Origin and pronunciation of the name[edit]
The title of the opera is derived from the Persian term Turandokht (توراندخت, 'daughter of Turan'), a name frequently given to Central Asian princesses in Persian poetry. Turan is a region of Central Asia that was once part of the Persian Empire. Dokht is a contraction of dokhtar (daughter); the kh and t are both pronounced.[4]
Standard Italian pronunciation prescribes pronouncing the final t. However, according to Puccini scholar Patrick Vincent Casali, the t is silent in the name of the opera and of its title character, thus [turanˈdo]. Soprano Rosa Raisa, who created the title role, said that neither Puccini nor Arturo Toscanini, who conducted the first performances, ever pronounced the final t.[5] Similarly, prominent Turandot Eva Turner did not pronounce the final t in television interviews. Casali maintains that the musical setting of many of Calaf's utterances of the name makes sounding the final t all but impossible.[6] On the other hand, Simonetta Puccini, the composer's granddaughter and keeper of the Villa Puccini and Mausoleum, has said that the final t must be pronounced.[7]
Critical response[edit]
While long recognised as the most tonally adventurous of Puccini's operas,[52] Turandot has also been considered a flawed masterpiece, and some critics have been hostile. Joseph Kerman states that "Nobody would deny that dramatic potential can be found in this tale. Puccini, however, did not find it; his music does nothing to rationalize the legend or illuminate the characters."[53] Kerman also wrote that while Turandot is more "suave" musically than Puccini's earlier opera, Tosca, "dramatically it is a good deal more depraved."[54] However, Sir Thomas Beecham once remarked that anything that Joseph Kerman said about Puccini "can safely be ignored".[55]

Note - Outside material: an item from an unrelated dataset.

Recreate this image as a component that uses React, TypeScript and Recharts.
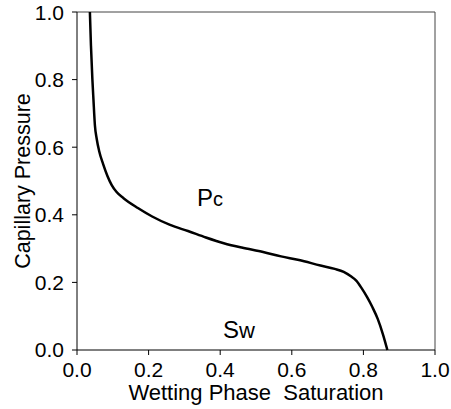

Some of this criticism is possibly due to the standard Alfano ending (Alfano II), in which Liù's death is followed almost immediately by Calaf's "rough wooing" of Turandot, and the "bombastic" end to the opera. A later attempt at completing the opera was made, with the co-operation of the publishers, Ricordi, in 2002 by Luciano Berio. The Berio version is considered to overcome some of these criticisms, but critics such as Michael Tanner have failed to be wholly convinced by the new ending, noting that the criticism by the Puccini advocate Julian Budden still applies: "Nothing in the text of the final duet suggests that Calaf's love for Turandot amounts to anything more than a physical obsession: nor can the ingenuities of Simoni and Adami's text for 'Del primo pianto' convince us that the Princess's submission is any less hormonal."[56]
Ashbrook and Powers consider it was an awareness of this problem – an inadequate buildup for Turandot's change of heart, combined with an overly successful treatment of the secondary character (Liù) – which contributed to Puccini's inability to complete the opera.[28] Another alternative ending, written by Chinese composer Hao Wei Ya, has Calaf pursue Turandot but kiss her tenderly, not forcefully; and the lines beginning "Del primo pianto" (Of the first tears) are expanded into an aria where Turandot tells Calaf more fully about her change of heart.[57][38][58]
Concerning the compelling believability of the self-sacrificial Liù character in contrast to the two mythic protagonists, biographers note echoes in Puccini's own life. He had had a servant named Doria, whom his wife accused of sexual relations with Puccini. The accusations escalated until Doria killed herself. In Turandot, Puccini lavished his attention on the familiar sufferings of Liù, as he had on his many previous suffering heroines. However, in the opinion of Father Owen Lee, Puccini was out of his element when it came to resolving the tale of his two allegorical protagonists. Finding himself completely outside his normal genre of verismo, he was incapable of completely grasping and resolving the necessary elements of the mythic, unable to "feel his way into the new, forbidding areas the myth opened up to him"[59] – and thus unable to finish the opera in the two years before his unexpected death.
Instrumentation[edit]
Turandot is scored for three flutes (the third doubling piccolo); two oboes; one cor anglais; two clarinets in B-flat; one bass clarinet in B-flat, two bassoons; one contrabassoon; two onstage alto saxophones in E-flat; four French horns in F; three trumpets in F; three tenor trombones; one contrabass trombone; six onstage trumpets in B-flat, three onstage trombones; and one onstage bass trombone; a percussion section with timpani, cymbals, gong, one triangle, one snare drum, one bass drum, one tam-tam, one glockenspiel, one xylophone, one bass xylophone, tubular bells, and tuned Chinese gongs;[60] one onstage wood block; one onstage large gong; one celesta; one pipe organ; two harps; and strings.